Upon reflection it seems, however, that it was not the aim *343 of the court to revise in the Taylor decision what had been announced in the second Bailey case.
Plainly, in both, testimony had been introduced to establish those elements necessary to raise the presumption under the statute and it was especially found that without the aid of it conviction could not have resulted. It is manifest, too, as in the later Bailey case, that the court was called upon to construe together the two sections and to determine the effect of one upon the other and of both upon the rights of the appellant. In these circumstances we are not convinced that the Supreme Court of the United States intended to declare both sections unconstitutional regardless of any state of facts that might be presented.
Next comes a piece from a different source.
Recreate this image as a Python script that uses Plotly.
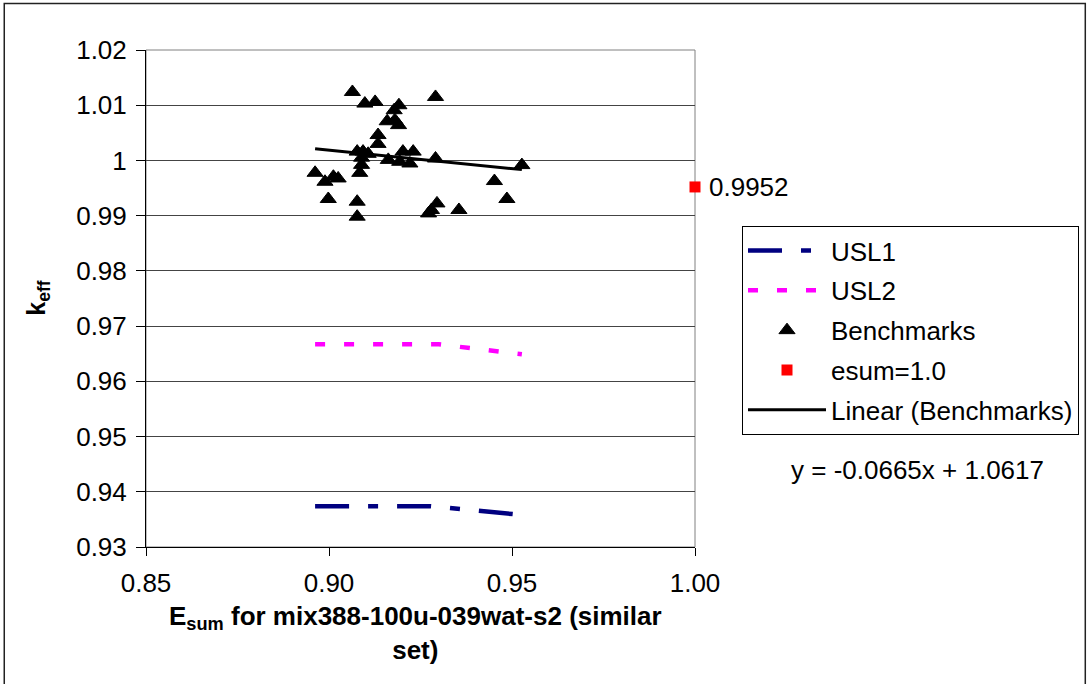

In our zeal to follow the decisions of that high tribunal we cannot but believe that the decision in the Taylor case was confined to a situation there present. The section anent presumptive evidence had been relied upon to secure a conviction so the court again had for determination the question of the constitutionality of the first section when the second was brought into play. Not being faced with that problem here we conclude that the first Bailey decision and ours in Phillips v. Bell are in accord and that they in turn are not in conflict with the rulings in the second Bailey case and Taylor v. State of Georgia, supra.
Reversed.
BUFORD, C. J., TERRELL, BROWN, CHAPMAN, ADAMS and SEBRING, JJ., concur.